** start **

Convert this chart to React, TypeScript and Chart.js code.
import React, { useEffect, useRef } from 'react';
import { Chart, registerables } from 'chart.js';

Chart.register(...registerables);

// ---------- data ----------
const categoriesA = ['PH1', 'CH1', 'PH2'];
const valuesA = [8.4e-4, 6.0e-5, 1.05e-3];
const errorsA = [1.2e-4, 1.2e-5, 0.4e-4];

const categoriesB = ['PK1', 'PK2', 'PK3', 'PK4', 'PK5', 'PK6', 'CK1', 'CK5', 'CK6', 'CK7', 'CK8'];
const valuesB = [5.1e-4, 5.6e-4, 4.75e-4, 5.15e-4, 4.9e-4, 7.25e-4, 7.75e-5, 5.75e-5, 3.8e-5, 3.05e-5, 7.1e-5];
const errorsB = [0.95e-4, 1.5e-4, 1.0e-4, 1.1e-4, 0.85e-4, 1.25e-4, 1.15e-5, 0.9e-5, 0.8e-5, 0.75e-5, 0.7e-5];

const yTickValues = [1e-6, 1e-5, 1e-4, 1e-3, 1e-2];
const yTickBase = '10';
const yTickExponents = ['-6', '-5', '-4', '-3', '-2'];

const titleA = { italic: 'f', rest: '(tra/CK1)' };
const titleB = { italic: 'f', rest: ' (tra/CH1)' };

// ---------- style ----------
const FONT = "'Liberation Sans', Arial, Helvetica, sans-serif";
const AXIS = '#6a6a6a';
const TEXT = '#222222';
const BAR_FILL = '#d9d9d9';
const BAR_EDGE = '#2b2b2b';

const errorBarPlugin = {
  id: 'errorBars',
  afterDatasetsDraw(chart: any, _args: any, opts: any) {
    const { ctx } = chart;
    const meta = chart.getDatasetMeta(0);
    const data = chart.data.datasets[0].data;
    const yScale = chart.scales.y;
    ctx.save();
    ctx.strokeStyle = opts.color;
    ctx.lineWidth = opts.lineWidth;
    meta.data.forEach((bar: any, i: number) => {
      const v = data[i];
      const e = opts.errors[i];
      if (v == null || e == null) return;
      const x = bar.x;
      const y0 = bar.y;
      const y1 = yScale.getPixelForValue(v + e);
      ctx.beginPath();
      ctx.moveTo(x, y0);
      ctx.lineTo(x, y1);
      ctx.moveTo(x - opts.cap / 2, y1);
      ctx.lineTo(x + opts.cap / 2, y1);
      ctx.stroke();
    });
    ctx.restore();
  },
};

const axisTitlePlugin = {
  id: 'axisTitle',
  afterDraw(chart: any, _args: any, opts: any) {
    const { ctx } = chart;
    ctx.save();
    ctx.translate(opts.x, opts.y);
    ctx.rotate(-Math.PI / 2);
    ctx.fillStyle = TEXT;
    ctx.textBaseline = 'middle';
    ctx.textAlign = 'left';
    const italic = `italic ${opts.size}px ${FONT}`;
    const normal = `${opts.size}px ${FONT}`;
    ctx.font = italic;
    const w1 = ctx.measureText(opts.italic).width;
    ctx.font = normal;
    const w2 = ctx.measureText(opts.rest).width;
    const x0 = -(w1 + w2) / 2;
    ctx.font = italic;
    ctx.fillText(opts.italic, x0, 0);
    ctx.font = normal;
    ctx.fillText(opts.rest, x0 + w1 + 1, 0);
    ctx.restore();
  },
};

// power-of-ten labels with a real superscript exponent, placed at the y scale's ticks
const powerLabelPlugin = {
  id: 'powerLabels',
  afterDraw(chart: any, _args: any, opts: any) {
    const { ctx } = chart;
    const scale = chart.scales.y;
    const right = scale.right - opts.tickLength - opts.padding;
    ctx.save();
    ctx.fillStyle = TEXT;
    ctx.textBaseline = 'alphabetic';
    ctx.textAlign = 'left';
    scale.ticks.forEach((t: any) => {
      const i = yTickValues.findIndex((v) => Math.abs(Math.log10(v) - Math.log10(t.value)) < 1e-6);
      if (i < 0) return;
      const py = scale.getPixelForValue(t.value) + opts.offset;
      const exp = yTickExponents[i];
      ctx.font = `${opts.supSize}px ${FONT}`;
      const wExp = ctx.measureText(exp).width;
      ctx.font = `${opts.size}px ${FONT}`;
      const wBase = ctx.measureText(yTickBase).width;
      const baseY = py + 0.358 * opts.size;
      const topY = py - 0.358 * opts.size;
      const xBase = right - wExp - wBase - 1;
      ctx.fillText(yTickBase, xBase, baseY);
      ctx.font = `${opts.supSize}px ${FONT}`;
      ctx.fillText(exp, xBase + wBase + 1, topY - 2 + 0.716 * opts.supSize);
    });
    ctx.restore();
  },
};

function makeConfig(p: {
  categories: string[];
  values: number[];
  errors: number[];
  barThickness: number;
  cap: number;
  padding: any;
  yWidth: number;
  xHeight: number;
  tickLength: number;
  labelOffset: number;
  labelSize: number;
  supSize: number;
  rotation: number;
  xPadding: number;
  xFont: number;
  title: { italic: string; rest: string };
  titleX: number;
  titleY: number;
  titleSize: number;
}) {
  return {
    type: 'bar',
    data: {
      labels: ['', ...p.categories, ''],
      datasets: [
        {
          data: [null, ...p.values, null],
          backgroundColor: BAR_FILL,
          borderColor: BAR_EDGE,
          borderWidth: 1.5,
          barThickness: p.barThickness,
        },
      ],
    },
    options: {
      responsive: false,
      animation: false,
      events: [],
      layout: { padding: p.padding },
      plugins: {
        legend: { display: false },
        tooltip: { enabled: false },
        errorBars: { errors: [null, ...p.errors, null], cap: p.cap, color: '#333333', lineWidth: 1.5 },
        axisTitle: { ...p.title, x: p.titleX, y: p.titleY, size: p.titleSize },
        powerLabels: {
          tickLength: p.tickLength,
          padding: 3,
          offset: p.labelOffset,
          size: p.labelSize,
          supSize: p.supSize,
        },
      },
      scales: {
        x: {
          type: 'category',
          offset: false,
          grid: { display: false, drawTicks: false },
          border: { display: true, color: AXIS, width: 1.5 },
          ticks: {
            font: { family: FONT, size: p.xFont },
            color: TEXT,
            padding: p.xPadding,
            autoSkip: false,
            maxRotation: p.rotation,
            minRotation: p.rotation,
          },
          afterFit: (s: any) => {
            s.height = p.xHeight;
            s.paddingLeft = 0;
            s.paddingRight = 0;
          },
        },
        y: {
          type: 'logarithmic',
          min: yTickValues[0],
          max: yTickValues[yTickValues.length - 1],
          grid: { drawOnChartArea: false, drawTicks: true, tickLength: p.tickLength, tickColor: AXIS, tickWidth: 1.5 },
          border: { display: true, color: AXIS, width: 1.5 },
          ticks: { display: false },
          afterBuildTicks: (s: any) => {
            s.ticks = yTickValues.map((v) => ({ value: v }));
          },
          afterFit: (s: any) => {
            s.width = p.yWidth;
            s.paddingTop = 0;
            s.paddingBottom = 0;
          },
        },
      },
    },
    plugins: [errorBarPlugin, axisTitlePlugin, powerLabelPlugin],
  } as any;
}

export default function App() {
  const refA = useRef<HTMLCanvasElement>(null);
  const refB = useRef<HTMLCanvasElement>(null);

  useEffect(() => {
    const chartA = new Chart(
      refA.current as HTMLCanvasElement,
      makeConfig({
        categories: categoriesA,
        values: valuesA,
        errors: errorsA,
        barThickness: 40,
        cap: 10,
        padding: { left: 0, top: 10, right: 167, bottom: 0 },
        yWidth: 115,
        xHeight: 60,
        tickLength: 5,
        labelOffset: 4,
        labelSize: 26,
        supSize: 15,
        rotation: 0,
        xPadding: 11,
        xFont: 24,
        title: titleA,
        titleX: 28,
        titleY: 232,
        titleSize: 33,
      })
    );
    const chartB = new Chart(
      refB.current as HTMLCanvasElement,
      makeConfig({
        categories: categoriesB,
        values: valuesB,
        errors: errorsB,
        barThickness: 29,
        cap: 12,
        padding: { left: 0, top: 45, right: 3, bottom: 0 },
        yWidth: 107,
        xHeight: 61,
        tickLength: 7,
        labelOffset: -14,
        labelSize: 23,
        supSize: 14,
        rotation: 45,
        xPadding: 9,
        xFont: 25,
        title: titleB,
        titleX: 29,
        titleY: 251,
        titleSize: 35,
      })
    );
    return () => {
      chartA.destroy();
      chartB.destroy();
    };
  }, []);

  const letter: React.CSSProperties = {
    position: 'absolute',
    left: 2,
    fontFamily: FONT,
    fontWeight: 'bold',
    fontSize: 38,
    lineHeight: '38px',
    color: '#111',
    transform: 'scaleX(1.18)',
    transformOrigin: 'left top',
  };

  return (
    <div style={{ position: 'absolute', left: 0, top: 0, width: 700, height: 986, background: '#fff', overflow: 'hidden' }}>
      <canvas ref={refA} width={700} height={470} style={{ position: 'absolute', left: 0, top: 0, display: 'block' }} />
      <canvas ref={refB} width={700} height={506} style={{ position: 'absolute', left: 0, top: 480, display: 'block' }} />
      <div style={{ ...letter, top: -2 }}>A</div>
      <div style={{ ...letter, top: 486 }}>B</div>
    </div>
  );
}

** end **

## What you are asked to do
Please print the material above exactly as it appears, from its first line through the line containing "Chart.register(...registerables);", inclusive, and stop there.

## Full response
Convert this chart to React, TypeScript and Chart.js code.
import React, { useEffect, useRef } from 'react';
import { Chart, registerables } from 'chart.js';

Chart.register(...registerables);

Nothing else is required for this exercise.